4721 sayılı Türk Medeni Kanunu'nun 713/1 maddesinde; “Tapu kütüğünde kayıtlı olmayan bir taşınmazı davasız ve aralıksız olarak yirmi yıl süreyle ve malik sıfatıyla zilyetliğinde bulunduran kişi, o taşınmazın tamamı, bir parçası veya bir payı üzerindeki mülkiyet hakkının tapu kütüğüne tesciline karar verilmesini isteyebilir.”
3402 sayılı Kadastro Kanunu'nun 14/1 maddesinde, “Tapuda kayıtlı olmayan ve aynı çalışma alanı içinde bulunan ve toplam yüzölçümü sulu toprakta 40, kuru toprakta 100 dönüme kadar olan (40 ve 100 dönüm dahil) bir veya birden fazla taşınmaz mal, çekişmesiz ve aralıksız en az yirmi yıldan beri malik sıfatıyla zilyetliğini belgelerle veya bilirkişi veyahut tanık beyanlarıyla ispat eden zilyedi adına tespit edilir.”
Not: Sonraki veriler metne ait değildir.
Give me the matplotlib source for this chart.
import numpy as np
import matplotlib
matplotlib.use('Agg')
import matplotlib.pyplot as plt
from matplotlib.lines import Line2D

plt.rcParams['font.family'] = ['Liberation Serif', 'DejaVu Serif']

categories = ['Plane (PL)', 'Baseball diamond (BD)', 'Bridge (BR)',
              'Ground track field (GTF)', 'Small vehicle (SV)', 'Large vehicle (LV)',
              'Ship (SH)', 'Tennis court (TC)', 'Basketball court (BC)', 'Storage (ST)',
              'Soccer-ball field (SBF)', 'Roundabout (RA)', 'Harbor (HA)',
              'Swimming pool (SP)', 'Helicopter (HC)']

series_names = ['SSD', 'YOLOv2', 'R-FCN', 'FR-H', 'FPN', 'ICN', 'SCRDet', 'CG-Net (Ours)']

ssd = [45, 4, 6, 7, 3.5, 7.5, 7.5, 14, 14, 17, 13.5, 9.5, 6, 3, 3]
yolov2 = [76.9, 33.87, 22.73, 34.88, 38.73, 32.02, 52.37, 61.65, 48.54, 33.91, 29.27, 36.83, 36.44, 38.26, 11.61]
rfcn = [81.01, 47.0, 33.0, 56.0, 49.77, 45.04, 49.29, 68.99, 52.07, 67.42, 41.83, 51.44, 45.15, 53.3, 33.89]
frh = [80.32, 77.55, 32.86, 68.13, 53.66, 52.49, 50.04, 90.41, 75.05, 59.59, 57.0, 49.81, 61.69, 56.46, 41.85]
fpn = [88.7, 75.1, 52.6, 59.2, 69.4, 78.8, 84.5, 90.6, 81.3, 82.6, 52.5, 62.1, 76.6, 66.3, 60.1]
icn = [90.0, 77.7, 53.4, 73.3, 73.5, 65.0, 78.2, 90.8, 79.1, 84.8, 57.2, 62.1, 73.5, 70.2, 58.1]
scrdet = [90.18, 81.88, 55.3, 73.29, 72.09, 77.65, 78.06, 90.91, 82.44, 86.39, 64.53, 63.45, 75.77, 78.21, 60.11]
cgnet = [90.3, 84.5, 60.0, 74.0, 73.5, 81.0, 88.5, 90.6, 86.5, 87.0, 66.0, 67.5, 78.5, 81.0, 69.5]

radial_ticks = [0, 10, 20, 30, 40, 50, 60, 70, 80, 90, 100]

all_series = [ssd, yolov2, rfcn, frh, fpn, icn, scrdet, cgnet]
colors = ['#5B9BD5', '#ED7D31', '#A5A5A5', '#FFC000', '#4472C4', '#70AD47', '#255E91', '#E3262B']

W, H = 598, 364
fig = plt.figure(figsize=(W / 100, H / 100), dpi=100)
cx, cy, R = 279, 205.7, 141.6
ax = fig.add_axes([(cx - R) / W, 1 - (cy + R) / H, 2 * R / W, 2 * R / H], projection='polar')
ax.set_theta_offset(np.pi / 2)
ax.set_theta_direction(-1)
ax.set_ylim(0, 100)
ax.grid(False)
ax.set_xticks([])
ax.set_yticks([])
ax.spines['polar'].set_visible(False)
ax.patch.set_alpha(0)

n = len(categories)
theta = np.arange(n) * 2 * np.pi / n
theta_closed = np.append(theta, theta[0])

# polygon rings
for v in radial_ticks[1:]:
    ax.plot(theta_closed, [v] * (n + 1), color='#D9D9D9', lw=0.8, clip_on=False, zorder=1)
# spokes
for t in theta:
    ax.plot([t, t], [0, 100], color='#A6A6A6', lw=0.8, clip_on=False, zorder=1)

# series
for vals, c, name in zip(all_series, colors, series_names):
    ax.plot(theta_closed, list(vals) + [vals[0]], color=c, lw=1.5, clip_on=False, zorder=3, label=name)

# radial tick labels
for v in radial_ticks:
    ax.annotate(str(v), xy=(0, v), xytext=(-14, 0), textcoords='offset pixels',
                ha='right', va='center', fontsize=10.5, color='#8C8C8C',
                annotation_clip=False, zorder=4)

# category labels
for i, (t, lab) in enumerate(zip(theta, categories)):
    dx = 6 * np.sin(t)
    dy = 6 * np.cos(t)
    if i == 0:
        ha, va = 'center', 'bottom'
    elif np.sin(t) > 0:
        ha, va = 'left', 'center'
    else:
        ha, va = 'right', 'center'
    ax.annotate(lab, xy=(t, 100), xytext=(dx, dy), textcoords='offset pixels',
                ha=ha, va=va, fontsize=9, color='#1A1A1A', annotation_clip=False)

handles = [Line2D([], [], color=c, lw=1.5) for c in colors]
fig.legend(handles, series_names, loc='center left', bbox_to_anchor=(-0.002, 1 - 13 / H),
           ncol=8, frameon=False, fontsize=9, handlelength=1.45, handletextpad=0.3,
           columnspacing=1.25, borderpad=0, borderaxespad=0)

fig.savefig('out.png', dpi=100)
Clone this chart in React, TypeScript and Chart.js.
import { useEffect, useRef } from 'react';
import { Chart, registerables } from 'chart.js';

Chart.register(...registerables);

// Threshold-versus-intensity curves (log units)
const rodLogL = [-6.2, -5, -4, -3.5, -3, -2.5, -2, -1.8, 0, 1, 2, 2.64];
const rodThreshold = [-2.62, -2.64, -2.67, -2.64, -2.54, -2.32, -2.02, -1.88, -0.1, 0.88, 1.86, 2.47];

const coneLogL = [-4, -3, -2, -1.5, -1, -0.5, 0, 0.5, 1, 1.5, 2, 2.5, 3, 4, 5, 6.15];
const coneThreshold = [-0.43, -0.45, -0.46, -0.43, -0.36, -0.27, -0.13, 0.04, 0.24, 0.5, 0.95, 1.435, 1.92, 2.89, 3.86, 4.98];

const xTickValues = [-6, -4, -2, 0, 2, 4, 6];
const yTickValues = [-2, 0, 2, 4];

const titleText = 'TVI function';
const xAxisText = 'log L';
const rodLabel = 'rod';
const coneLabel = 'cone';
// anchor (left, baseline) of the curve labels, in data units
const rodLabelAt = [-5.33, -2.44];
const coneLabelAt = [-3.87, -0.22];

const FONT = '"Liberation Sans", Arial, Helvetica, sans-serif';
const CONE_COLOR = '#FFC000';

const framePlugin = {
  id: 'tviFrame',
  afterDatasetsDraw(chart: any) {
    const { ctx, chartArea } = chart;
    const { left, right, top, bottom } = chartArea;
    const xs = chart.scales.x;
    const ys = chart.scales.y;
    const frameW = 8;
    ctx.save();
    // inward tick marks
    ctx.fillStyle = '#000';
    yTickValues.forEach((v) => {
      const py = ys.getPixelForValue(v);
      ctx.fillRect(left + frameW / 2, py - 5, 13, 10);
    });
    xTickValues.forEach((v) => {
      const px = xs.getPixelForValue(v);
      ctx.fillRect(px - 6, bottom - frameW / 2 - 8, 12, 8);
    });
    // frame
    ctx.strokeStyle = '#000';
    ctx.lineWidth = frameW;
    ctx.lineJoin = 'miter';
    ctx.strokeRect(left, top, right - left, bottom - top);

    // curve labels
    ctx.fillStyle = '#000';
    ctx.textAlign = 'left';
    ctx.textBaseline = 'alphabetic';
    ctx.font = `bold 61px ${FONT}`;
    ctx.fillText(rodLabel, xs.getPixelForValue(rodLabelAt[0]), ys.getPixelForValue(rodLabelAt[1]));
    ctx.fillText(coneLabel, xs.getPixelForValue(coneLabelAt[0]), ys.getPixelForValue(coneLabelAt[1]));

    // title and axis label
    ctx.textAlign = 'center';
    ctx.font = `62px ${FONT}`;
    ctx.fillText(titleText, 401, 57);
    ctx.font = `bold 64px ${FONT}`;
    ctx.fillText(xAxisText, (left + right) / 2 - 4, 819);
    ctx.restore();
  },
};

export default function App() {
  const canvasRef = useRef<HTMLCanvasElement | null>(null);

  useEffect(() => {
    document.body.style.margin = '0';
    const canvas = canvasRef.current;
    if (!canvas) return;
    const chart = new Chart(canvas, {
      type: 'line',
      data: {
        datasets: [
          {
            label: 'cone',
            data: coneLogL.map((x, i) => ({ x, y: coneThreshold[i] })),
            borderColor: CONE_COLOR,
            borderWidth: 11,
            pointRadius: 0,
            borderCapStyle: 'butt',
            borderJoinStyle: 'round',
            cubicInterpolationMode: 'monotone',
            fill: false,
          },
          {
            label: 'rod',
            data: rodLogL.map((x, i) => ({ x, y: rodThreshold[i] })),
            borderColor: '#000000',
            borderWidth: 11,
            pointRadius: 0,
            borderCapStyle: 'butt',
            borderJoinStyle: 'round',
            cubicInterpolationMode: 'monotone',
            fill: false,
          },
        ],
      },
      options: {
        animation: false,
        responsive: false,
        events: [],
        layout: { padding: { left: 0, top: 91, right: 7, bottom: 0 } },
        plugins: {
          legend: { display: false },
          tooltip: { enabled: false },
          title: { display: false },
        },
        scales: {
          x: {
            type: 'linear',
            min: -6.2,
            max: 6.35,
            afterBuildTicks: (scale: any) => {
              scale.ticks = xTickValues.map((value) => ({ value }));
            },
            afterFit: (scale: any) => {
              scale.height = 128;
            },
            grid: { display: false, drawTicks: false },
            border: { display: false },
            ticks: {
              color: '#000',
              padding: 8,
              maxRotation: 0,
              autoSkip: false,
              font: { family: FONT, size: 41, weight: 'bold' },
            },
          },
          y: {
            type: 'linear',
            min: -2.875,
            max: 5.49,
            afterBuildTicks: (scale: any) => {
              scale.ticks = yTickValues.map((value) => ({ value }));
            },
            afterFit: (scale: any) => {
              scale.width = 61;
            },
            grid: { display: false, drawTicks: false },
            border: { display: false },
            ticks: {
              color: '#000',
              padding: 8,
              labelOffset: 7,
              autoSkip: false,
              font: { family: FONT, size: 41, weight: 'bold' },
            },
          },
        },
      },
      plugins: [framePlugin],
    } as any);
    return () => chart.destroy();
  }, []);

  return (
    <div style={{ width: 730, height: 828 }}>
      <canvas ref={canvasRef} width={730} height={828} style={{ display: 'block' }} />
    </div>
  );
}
3402 sayılı Kadastro Kanunu'nun 16/B maddesinde; “Mera, yaylak, kışlak, otlak, harman ve panayır yerleri gibi paralı veya parasız kamunun yararlanmasına tahsis edildiği veya kamunun kadimden beri yararlandığı belgelerle veya bilirkişi veya tanık beyanı ile ispat edilen orta malı taşınmaz mallar sınırlandırılır, parsel numarası verilerek yüz ölçümü hesaplanır ve bu gibi taşınmaz mallar özel siciline yazılır. Bu sınırlandırma tescil mahiyetinde olmadığı gibi bu suretle belirlenen taşınmaz mallar, özel kanunlarında yazılı hükümler saklı kalmak kaydıyla özel mülkiyete konu teşkil etmezler. Yol, meydan, köprü gibi orta malları ise haritasında gösterilmekle yetinilir.” hükümleri düzenlenmiştir.
3. Değerlendirme
1.Bölge adliye mahkemelerinin nihai kararlarının bozulması 6100 sayılı Kanun'un 371 inci maddesinde yer alan sebeplerden birinin varlığı hâlinde mümkündür.
2. Temyizen incelenen karar, tarafların karşılıklı iddia ve savunmalarına, dayandıkları belgelere, uyuşmazlığa uygulanması gereken hukuk kuralları ile hukuki ilişkinin nitelendirilmesine, dava şartlarına, yargılama ve ispat kuralları ile kararda belirtilen gerekçelere göre usul ve kanuna uygun olup davacı vekilince temyiz dilekçesinde ileri sürülen nedenler kararın bozulmasını gerektirecek nitelikte görülmemiştir.
VI. KARAR
Açıklanan sebeplerle;
Temyiz olunan Bölge Adliye Mahkemesi kararının 6100 sayılı Kanun'un 370 inci maddesinin birinci fıkrası uyarınca ONANMASINA,
Aşağıda yazılı 120,60 TL bakiye onama harcının davacıdan alınmasına,
Dosyanın İlk Derece Mahkemesine, kararın bir örneğinin Bölge Adliye Mahkemesine gönderilmesine,
22.02.2023 tarihinde kesin olmak üzere oy birliğiyle karar verildi.